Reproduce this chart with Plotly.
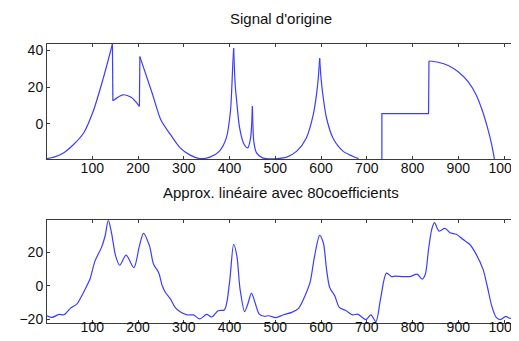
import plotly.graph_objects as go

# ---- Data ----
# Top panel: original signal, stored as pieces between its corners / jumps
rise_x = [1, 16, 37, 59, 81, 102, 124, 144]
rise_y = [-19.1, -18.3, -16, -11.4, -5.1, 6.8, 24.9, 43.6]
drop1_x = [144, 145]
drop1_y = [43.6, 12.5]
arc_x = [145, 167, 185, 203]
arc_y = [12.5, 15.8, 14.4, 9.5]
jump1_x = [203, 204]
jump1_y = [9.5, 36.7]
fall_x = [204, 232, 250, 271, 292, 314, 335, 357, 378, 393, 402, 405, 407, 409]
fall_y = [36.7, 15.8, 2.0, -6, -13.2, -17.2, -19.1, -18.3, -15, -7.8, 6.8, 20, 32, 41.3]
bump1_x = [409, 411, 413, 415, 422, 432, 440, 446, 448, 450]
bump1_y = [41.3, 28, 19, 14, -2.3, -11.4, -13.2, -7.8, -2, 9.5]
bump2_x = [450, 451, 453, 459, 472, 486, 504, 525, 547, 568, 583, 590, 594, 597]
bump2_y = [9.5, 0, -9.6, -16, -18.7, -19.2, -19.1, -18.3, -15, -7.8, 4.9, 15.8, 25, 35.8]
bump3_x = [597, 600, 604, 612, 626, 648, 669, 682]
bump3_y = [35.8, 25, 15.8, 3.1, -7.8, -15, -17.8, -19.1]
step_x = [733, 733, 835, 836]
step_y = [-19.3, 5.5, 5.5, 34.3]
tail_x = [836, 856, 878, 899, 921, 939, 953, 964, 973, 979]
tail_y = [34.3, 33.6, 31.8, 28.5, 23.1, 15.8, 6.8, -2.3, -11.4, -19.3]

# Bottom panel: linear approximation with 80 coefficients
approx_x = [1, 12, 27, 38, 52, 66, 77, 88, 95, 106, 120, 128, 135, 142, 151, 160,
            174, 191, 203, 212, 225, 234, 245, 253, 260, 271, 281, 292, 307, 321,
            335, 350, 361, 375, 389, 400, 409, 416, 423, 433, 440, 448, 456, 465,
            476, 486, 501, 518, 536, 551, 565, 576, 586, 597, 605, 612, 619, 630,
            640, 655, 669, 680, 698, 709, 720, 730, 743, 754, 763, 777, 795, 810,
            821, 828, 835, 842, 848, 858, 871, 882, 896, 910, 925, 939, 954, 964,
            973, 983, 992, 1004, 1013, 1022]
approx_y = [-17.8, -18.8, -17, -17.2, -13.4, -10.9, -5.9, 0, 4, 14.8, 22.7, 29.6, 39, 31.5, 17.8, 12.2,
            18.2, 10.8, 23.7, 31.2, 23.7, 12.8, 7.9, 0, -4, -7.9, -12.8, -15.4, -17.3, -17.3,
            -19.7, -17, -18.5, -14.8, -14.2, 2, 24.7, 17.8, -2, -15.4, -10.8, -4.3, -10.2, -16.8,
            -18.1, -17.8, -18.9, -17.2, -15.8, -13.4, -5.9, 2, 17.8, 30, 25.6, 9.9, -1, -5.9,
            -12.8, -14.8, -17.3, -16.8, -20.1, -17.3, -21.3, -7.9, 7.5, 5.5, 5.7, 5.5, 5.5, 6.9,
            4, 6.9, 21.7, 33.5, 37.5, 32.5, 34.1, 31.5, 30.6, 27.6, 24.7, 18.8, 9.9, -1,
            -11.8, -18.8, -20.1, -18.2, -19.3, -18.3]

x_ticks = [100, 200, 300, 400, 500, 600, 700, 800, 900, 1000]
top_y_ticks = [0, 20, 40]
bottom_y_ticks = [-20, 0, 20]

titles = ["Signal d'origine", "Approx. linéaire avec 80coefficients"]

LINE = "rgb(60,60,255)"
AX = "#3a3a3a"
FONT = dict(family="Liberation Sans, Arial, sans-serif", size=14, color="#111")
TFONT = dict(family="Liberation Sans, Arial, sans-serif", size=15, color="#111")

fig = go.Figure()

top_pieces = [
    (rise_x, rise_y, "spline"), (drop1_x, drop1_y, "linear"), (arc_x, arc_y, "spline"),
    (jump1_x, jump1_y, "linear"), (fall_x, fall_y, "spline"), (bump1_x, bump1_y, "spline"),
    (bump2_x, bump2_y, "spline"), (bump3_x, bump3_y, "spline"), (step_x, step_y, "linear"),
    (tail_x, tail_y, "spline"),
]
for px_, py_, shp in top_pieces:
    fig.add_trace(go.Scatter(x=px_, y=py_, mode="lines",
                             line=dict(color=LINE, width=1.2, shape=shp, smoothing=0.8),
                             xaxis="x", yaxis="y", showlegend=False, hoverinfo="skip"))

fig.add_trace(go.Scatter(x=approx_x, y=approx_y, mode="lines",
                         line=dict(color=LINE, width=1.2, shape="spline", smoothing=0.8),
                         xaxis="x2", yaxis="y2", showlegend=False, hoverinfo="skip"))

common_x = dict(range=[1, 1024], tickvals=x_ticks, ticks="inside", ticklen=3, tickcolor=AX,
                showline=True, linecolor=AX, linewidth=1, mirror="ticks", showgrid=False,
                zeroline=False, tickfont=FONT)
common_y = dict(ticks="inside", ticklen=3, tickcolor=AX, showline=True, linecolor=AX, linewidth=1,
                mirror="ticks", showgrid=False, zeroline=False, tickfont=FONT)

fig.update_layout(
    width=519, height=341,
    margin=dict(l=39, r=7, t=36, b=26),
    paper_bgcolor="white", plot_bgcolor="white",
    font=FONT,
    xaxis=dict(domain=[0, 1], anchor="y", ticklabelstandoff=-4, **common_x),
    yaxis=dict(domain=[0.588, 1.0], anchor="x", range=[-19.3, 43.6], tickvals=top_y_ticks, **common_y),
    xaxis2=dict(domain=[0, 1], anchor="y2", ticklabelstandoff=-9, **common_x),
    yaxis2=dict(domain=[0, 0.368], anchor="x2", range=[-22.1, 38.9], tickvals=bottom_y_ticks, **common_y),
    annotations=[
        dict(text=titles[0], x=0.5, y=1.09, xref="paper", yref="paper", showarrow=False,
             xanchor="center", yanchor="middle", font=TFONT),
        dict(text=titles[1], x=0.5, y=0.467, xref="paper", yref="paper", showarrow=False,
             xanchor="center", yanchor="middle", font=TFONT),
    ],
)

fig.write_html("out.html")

-=-=-

== Problem to work on ==
Return each line of the data that contains the string "with".

== The response ==
Reproduce this chart with Plotly.
# Bottom panel: linear approximation with 80 coefficients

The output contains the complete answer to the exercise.